Lackey spoke of his recusing himself because he couldn't bring himself to ask Balducci, his friend, for money, like FBI Agent Bill Delaney was asking him to do. After notifying Hailman of his decision to quit presiding over the case and participating as a wired informant for the FBI, Delaney was waiting in Lackey's office after lunch the next day.
The conversation that ensued convinced Lackey that he didn't realize "the monster we were dealing with" and Lackey re-entered the case and cooperated, "hoping against hope" that Balducci would not accept his overture for money. The federal target was obviously Scruggs. Lackey testified that he told Balducci, "I don't want your money. I want Scruggs' money."
Lackey became emotional after defense counsel questioned his use of "monster" and turned to address the audience, "Don't you think it is a monster, that has destroyed young men's lives, and their families' lives?"
One had to believe that Judge Lackey was referring not only to promising attorneys Balducci and Joey Langston, who is so beloved in his home town of Booneville, that the local newspaper featured an article on the grief of the community over the Langston and Balducci pleas to judicial bribery, but perhaps the engaging and personable young attorneys general whose reputations have been tarnished by the Scruggs association.
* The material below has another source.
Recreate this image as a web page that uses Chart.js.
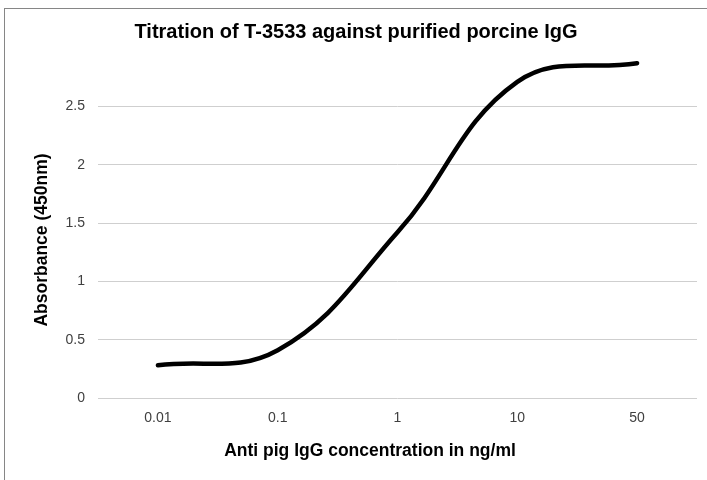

Langston and Balducci, campaign contributors of Hood's, were given state contracts by Hood before their downfalls.
Now, the state legislature is debating how to limit the attorney general's heretofore hugely successful practice of appointing mass tort lawyers as special assistant attorneys general to prosecute state business, fueled by a growing suspicion that an unholy combine that joins state prosecutorial power to civil lawsuits is being used to twist the arm of big business to settle huge civil tort and tax cases.
Former Gov. Kirk Fordice criticized Moore during the tobacco litigation for hiring supporters like Scruggs to pursue the case.
"Any idiot can see it's all about lawyers' fees," Fordice said.